Осенью 1933 г. случайно была допущена ошибка – исследовался образец, в котором оказался чистый растворитель, изучаемая соль полностью отсутствовала. Слабое свечение тем не менее все равно отчетливо наблюдалось.

Последовательным перебором облучаемых веществ и другими хорошо известными ему методами Вавилов установил, что речь здесь вообще не идет о люминесценции. Две небольшие заметки об открытом принципиально новом физическом явлении были опубликованы в 1934 г. в «Докладах Академии Наук СССР». В 1937 г. написанная по совету Вавилова на английском заметка Черенкова была опубликована и в американском физическом журнале «Physical review» (прежде будучи отклоненной редакцией лондонского журнала «Nature»). Эффект был очень быстро подтвержден (качество оборудования в зарубежных лабораториях облегчало эксперимент: например, время экспозиции при фотографировании углового распределения излучения составляло 10 секунд вместо трех суток у Черенкова). Во всем мире установилась соответствующая терминология: «черенковское излучение», «свечение Черенкова». Его употреблял и сам Вавилов. Тем не менее после смерти Вавилова в отечественной литературе была принята формулировка: «эффект Вавилова – Черенкова», «излучение Вавилова – Черенкова».

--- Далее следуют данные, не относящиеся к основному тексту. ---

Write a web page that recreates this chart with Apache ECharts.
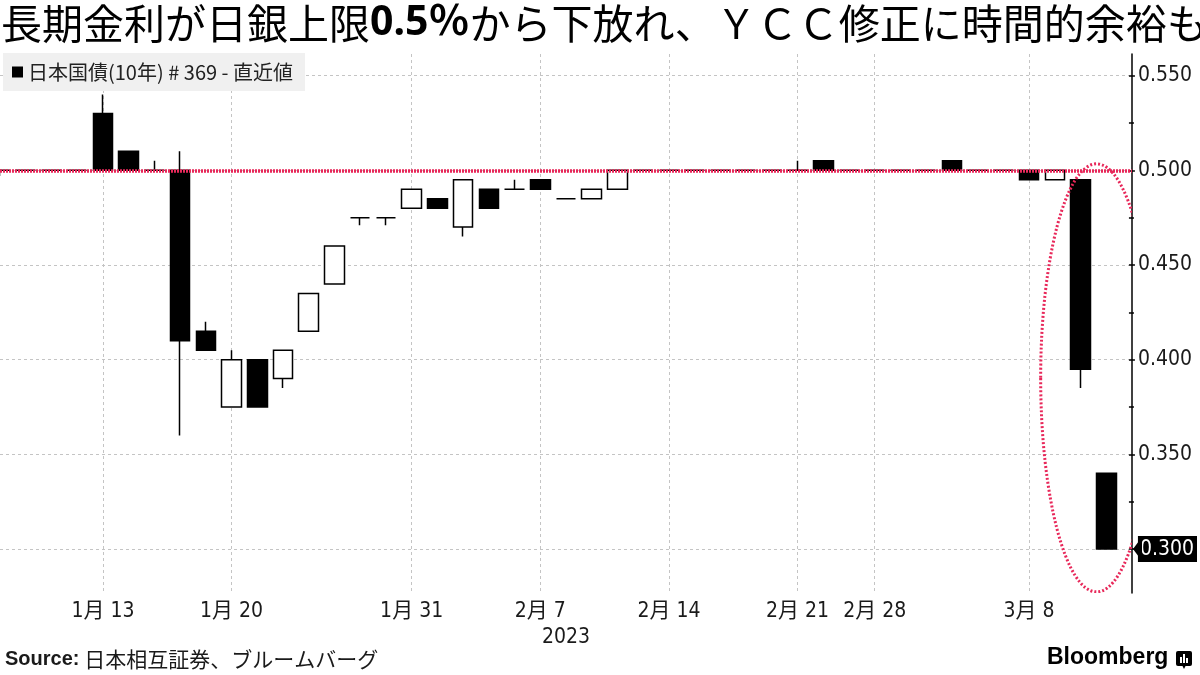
<!DOCTYPE html>
<html><head><meta charset="utf-8">
<script src="https://cdn.jsdelivr.net/npm/echarts@6/dist/echarts.min.js"></script>
<style>html,body{margin:0;padding:0;background:#fff}#c{width:1200px;height:675px}</style>
</head><body><div id="c"></div>
<script>
// ---- data (JGB 10y #369 daily candles, %) ----
const dates = ['1/6','1/10','1/11','1/12','1/13','1/16','1/17','1/18','1/19','1/20',
  '1/23','1/24','1/25','1/26','1/27','1/30','1/31','2/1','2/2','2/3',
  '2/6','2/7','2/8','2/9','2/10','2/13','2/14','2/15','2/16','2/17',
  '2/20','2/21','2/22','2/24','2/28','3/1','3/2','3/3','3/6','3/7',
  '3/8','3/9','3/10','3/13'];
const openV  = [0.500,0.500,0.500,0.500,0.530,0.510,0.500,0.500,0.415,0.375,
  0.400,0.390,0.415,0.440,0.475,0.475,0.480,0.485,0.470,0.490,
  0.490,0.495,0.485,0.485,0.490,0.500,0.500,0.500,0.500,0.500,
  0.500,0.500,0.505,0.500,0.500,0.500,0.500,0.505,0.500,0.500,
  0.500,0.495,0.495,0.340];
const closeV = [0.500,0.500,0.500,0.500,0.500,0.500,0.500,0.410,0.405,0.400,
  0.375,0.405,0.435,0.460,0.475,0.475,0.490,0.480,0.495,0.480,
  0.490,0.490,0.485,0.490,0.500,0.500,0.500,0.500,0.500,0.500,
  0.500,0.500,0.500,0.500,0.500,0.500,0.500,0.500,0.500,0.500,
  0.495,0.500,0.395,0.300];
const lowV   = [0.497,0.500,0.500,0.500,0.500,0.500,0.500,0.360,0.405,0.375,
  0.375,0.385,0.415,0.440,0.471,0.471,0.480,0.480,0.465,0.480,
  0.490,0.490,0.485,0.485,0.490,0.500,0.500,0.500,0.500,0.500,
  0.500,0.500,0.500,0.500,0.500,0.500,0.500,0.500,0.500,0.500,
  0.495,0.495,0.385,0.300];
const highV  = [0.500,0.500,0.500,0.500,0.540,0.510,0.505,0.510,0.420,0.405,
  0.400,0.405,0.435,0.460,0.475,0.475,0.490,0.485,0.495,0.490,
  0.495,0.495,0.485,0.490,0.500,0.500,0.500,0.500,0.500,0.500,
  0.500,0.505,0.505,0.500,0.500,0.500,0.500,0.505,0.500,0.500,
  0.500,0.500,0.495,0.340];
const labelDates = ['1/13','1/20','1/31','2/7','2/14','2/21','2/28','3/8'];
const yTickMin = 0.300, yTickMax = 0.550, yTickStep = 0.050;
const yMin = 0.2768, yMax = 0.5614;
const capLevel = 0.5;          // BOJ upper limit
const seriesName = '日本国債(10年) # 369 - 直近値';
const yearLabel = '2023';
// annotation ellipse (category index / value units)
const ellLeftIdx = 40.45, ellRightIdx = 44.8, ellTop = 0.5034, ellBottom = 0.2774;

const RED = '#e8285a';
const TXT = '#1a1a1a';
const LATIN = "'DejaVu Sans Condensed','DejaVu Sans','Noto Sans CJK JP'";
const JP = "'Noto Sans CJK JP'";

const categories = dates.concat(['']);
const labelSet = new Set(labelDates);
const candleData = dates.map((d, i) => [openV[i], closeV[i], lowV[i], highV[i]]);
const lastClose = closeV[closeV.length - 1];

const G_LEFT = 0, G_RIGHT = 68, G_TOP = 54, G_BOTTOM = 82, H = 675 - G_TOP - G_BOTTOM;
const g1Top = G_TOP + (yMax - yTickMax) / (yMax - yMin) * H;
const g1Bottom = G_BOTTOM + (yTickMin - yMin) / (yMax - yMin) * H;

const chart = echarts.init(document.getElementById('c'), null, {renderer: 'canvas'});
chart.setOption({
  animation: false,
  backgroundColor: '#fff',
  legend: {
    left: 3, top: 53, padding: [9, 12, 9, 9], backgroundColor: '#f0f0f0',
    itemWidth: 11, itemHeight: 11, itemGap: 5, selectedMode: false,
    textStyle: {fontSize: 20, color: '#222', fontFamily: JP},
    data: [{name: seriesName, icon: 'rect', itemStyle: {color: '#000', borderWidth: 0}}]
  },
  grid: [
    {left: G_LEFT, right: G_RIGHT, top: G_TOP, bottom: G_BOTTOM},
    {left: G_LEFT, right: G_RIGHT, top: g1Top, bottom: g1Bottom}
  ],
  xAxis: [
    {
      type: 'category', gridIndex: 0, data: categories, boundaryGap: false,
      axisLine: {show: false}, axisTick: {show: false},
      axisLabel: {
        interval: (i, v) => labelSet.has(v), margin: 8,
        formatter: v => { const p = v.split('/'); return p[0] + '月 ' + p[1]; },
        fontSize: 21, color: TXT, fontFamily: LATIN
      },
      splitLine: {show: true, interval: (i, v) => labelSet.has(v),
        lineStyle: {color: '#c4c4c4', width: 1, type: [3, 3]}},
      name: yearLabel, nameLocation: 'middle', nameGap: 33,
      nameTextStyle: {fontSize: 21, color: TXT, fontFamily: LATIN}
    },
    {type: 'category', gridIndex: 1, show: false, data: ['']}
  ],
  yAxis: [
    {
      type: 'value', gridIndex: 0, position: 'right', min: yMin, max: yMax,
      axisLine: {show: true, onZero: false, lineStyle: {color: '#000', width: 1.5}},
      axisTick: {show: false}, axisLabel: {show: false}, splitLine: {show: false}
    },
    {
      type: 'value', gridIndex: 1, position: 'right', min: yTickMin, max: yTickMax, interval: yTickStep,
      axisLine: {show: false, onZero: false},
      axisTick: {show: true, inside: false, length: 6, lineStyle: {color: '#000', width: 1.5}},
      minorTick: {show: true, splitNumber: 2, length: 5, lineStyle: {color: '#000', width: 1.5}},
      splitLine: {show: true, lineStyle: {color: '#c4c4c4', width: 1, type: [3, 3]}},
      axisLabel: {
        margin: 9, fontSize: 21, color: TXT, fontFamily: LATIN,
        formatter: v => Math.abs(v - lastClose) < 1e-9 ? '{hl|' + v.toFixed(3) + '}' : v.toFixed(3),
        rich: {hl: {backgroundColor: '#000', color: '#fff', fontSize: 21, fontFamily: LATIN, padding: [3, 3, 2, 2]}}
      }
    }
  ],
  series: [
    {
      type: 'candlestick', name: seriesName, xAxisIndex: 0, yAxisIndex: 0,
      data: candleData, barWidth: 20,
      itemStyle: {color: '#fff', color0: '#000', borderColor: '#000', borderColor0: '#000',
        borderColorDoji: '#000', borderWidth: 1.5},
      emphasis: {disabled: true},
      markLine: {
        silent: true, symbol: 'none', label: {show: false}, z: 10,
        lineStyle: {color: RED, width: 3.5, type: [2, 1], opacity: 1},
        data: [{yAxis: capLevel}]
      }
    },
    {
      type: 'custom', xAxisIndex: 0, yAxisIndex: 0, clip: true, silent: true, z: 10,
      data: [[0, capLevel]],
      renderItem: (params, api) => {
        const a = api.coord([40, ellTop]);
        const b = api.coord([41, ellBottom]);
        const band = b[0] - a[0];
        const xl = a[0] + (ellLeftIdx - 40) * band;
        const xr = a[0] + (ellRightIdx - 40) * band;
        return {
          type: 'ellipse',
          shape: {cx: (xl + xr) / 2, cy: (a[1] + b[1]) / 2, rx: (xr - xl) / 2, ry: (b[1] - a[1]) / 2},
          style: {fill: 'none', stroke: RED, lineWidth: 3, lineDash: [2, 2]}
        };
      }
    }
  ]
});

const ay = chart.convertToPixel({yAxisIndex: 0}, lastClose);
const ax = chart.convertToPixel({xAxisIndex: 0}, categories.length - 1);

chart.setOption({
  graphic: [
    {
      type: 'text', left: 1, top: 3, z: 20,
      style: {
        text: '長期金利が日銀上限{b|0.5％}から下放れ、ＹＣＣ修正に時間的余裕も',
        fontSize: 41, fontFamily: JP, fill: '#000',
        rich: {b: {fontSize: 41, fontWeight: 'bold', fontFamily: "'Noto Sans','Noto Sans CJK JP'"}}
      }
    },
    {
      type: 'text', left: 5, top: 649, z: 20,
      style: {
        text: '{b|Source:} 日本相互証券、ブルームバーグ',
        fontSize: 21, fontFamily: JP, fill: TXT,
        rich: {b: {fontSize: 20, fontWeight: 'bold', fontFamily: "'Liberation Sans'", fill: TXT}}
      }
    },
    {
      type: 'text', left: 1047, top: 646, z: 20,
      style: {text: 'Bloomberg', fontSize: 23, fontWeight: 'bold', fontFamily: "'Liberation Sans'", fill: '#000'}
    },
    {
      type: 'group', left: 1176, top: 651, z: 20,
      children: [
        {type: 'rect', shape: {x: 0, y: 0, width: 16, height: 15, r: 2}, style: {fill: '#000'}},
        {type: 'polygon', shape: {points: [[6, 14], [10, 14], [8, 18]]}, style: {fill: '#000'}},
        {type: 'rect', shape: {x: 4, y: 6, width: 2, height: 6}, style: {fill: '#fff'}},
        {type: 'rect', shape: {x: 7, y: 3, width: 2, height: 9}, style: {fill: '#fff'}},
        {type: 'rect', shape: {x: 10, y: 7, width: 2, height: 5}, style: {fill: '#fff'}}
      ]
    },
    {
      type: 'polygon', z: 20,
      shape: {points: [[ax + 1, ay], [ax + 10, ay - 12], [ax + 10, ay + 12]]},
      style: {fill: '#000'}
    }
  ]
});
</script>
</body></html>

В 1947 г. на Западе было предложено первое практическое применение черенковского излучения для регистрации заряженных частиц. Имея ряд преимуществ перед всеми существовавшими до этого детекторами частиц, «черенковские счетчики» стали быстро технологически развиваться и вскоре использовались уже не только для регистрации факта появления частицы, но и для определения ее скорости, заряда, полной энергии и других характеристик. В настоящее время «черенковские детекторы» (Cherenkov detectors) являются одними из наиболее распространенных приборов в физике элементарных частиц и широко используются на установках всевозможных типов – от любых ускорителей частиц до гигантских, объемом в кубические километры, датчиков нейтринной астрономии и «черенковских телескопов».